Give back every line exactly as it appears, pictures excluded.

Information shown:
- - - -

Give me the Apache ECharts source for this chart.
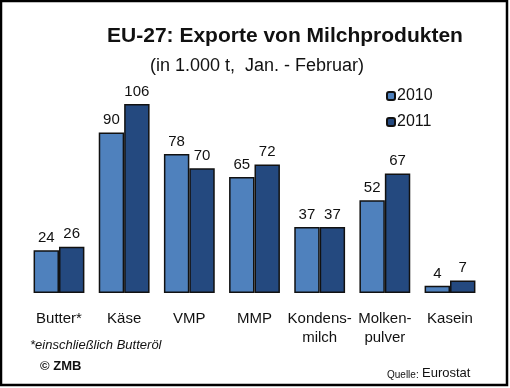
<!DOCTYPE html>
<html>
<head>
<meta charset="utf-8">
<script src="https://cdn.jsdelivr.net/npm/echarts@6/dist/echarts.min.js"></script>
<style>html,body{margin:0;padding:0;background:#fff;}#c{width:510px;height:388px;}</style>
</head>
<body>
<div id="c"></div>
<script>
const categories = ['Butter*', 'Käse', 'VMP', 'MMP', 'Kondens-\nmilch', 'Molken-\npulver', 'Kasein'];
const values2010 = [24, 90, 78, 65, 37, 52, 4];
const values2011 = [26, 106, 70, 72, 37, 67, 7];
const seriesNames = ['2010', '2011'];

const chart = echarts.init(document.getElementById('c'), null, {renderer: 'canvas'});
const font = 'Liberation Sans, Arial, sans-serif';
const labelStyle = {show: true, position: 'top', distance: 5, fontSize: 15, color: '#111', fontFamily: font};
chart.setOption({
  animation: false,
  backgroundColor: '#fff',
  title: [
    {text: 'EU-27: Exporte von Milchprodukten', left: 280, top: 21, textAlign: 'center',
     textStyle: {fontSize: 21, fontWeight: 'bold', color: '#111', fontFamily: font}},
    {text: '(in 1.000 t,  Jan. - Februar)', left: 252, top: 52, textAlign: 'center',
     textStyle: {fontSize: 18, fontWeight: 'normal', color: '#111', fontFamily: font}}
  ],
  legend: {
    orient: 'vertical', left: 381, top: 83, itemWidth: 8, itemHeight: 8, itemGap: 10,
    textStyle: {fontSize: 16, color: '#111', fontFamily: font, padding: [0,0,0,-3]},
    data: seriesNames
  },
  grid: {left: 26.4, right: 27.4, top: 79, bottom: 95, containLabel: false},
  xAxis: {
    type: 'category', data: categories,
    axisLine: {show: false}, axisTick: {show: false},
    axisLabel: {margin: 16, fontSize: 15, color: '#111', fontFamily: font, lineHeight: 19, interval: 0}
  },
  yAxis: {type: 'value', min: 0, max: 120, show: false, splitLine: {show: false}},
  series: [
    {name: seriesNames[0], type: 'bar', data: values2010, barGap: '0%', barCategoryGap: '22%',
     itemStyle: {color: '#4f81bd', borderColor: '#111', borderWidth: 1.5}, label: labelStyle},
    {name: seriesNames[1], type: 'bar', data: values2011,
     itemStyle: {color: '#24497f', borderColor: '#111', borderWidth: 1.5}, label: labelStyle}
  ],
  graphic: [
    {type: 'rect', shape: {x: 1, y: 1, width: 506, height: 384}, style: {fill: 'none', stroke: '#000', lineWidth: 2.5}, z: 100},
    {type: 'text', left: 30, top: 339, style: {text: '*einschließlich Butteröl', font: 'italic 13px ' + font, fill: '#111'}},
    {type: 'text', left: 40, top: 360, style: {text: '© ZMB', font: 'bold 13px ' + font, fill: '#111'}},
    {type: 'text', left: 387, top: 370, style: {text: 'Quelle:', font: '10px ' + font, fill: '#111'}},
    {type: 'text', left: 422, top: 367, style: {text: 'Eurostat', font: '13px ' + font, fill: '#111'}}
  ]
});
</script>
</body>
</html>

- - - -

Result of this exercise:
Give me the Apache ECharts source for this chart.
<!DOCTYPE html>
<html>
<head>
<meta charset="utf-8">
<script src="https://cdn.jsdelivr.net/npm/echarts@6/dist/echarts.min.js"></script>
<style>html,body{margin:0;padding:0;background:#fff;}#c{width:510px;height:388px;}</style>
</head>
<body>
<div id="c"></div>
<script>
const categories = ['Butter*', 'Käse', 'VMP', 'MMP', 'Kondens-\nmilch', 'Molken-\npulver', 'Kasein'];
const values2010 = [24, 90, 78, 65, 37, 52, 4];
const values2011 = [26, 106, 70, 72, 37, 67, 7];
const seriesNames = ['2010', '2011'];

const chart = echarts.init(document.getElementById('c'), null, {renderer: 'canvas'});
const font = 'Liberation Sans, Arial, sans-serif';
const labelStyle = {show: true, position: 'top', distance: 5, fontSize: 15, color: '#111', fontFamily: font};
chart.setOption({
  animation: false,
  backgroundColor: '#fff',
  title: [
    {text: 'EU-27: Exporte von Milchprodukten', left: 280, top: 21, textAlign: 'center',
     textStyle: {fontSize: 21, fontWeight: 'bold', color: '#111', fontFamily: font}},
    {text: '(in 1.000 t,  Jan. - Februar)', left: 252, top: 52, textAlign: 'center',
     textStyle: {fontSize: 18, fontWeight: 'normal', color: '#111', fontFamily: font}}
  ],
  legend: {
    orient: 'vertical', left: 381, top: 83, itemWidth: 8, itemHeight: 8, itemGap: 10,
    textStyle: {fontSize: 16, color: '#111', fontFamily: font, padding: [0,0,0,-3]},
    data: seriesNames
  },
  grid: {left: 26.4, right: 27.4, top: 79, bottom: 95, containLabel: false},
  xAxis: {
    type: 'category', data: categories,
    axisLine: {show: false}, axisTick: {show: false},
    axisLabel: {margin: 16, fontSize: 15, color: '#111', fontFamily: font, lineHeight: 19, interval: 0}
  },
  yAxis: {type: 'value', min: 0, max: 120, show: false, splitLine: {show: false}},
  series: [
    {name: seriesNames[0], type: 'bar', data: values2010, barGap: '0%', barCategoryGap: '22%',
     itemStyle: {color: '#4f81bd', borderColor: '#111', borderWidth: 1.5}, label: labelStyle},
    {name: seriesNames[1], type: 'bar', data: values2011,
     itemStyle: {color: '#24497f', borderColor: '#111', borderWidth: 1.5}, label: labelStyle}
  ],
  graphic: [
    {type: 'rect', shape: {x: 1, y: 1, width: 506, height: 384}, style: {fill: 'none', stroke: '#000', lineWidth: 2.5}, z: 100},
    {type: 'text', left: 30, top: 339, style: {text: '*einschließlich Butteröl', font: 'italic 13px ' + font, fill: '#111'}},
    {type: 'text', left: 40, top: 360, style: {text: '© ZMB', font: 'bold 13px ' + font, fill: '#111'}},
    {type: 'text', left: 387, top: 370, style: {text: 'Quelle:', font: '10px ' + font, fill: '#111'}},
    {type: 'text', left: 422, top: 367, style: {text: 'Eurostat', font: '13px ' + font, fill: '#111'}}
  ]
});
</script>
</body>
</html>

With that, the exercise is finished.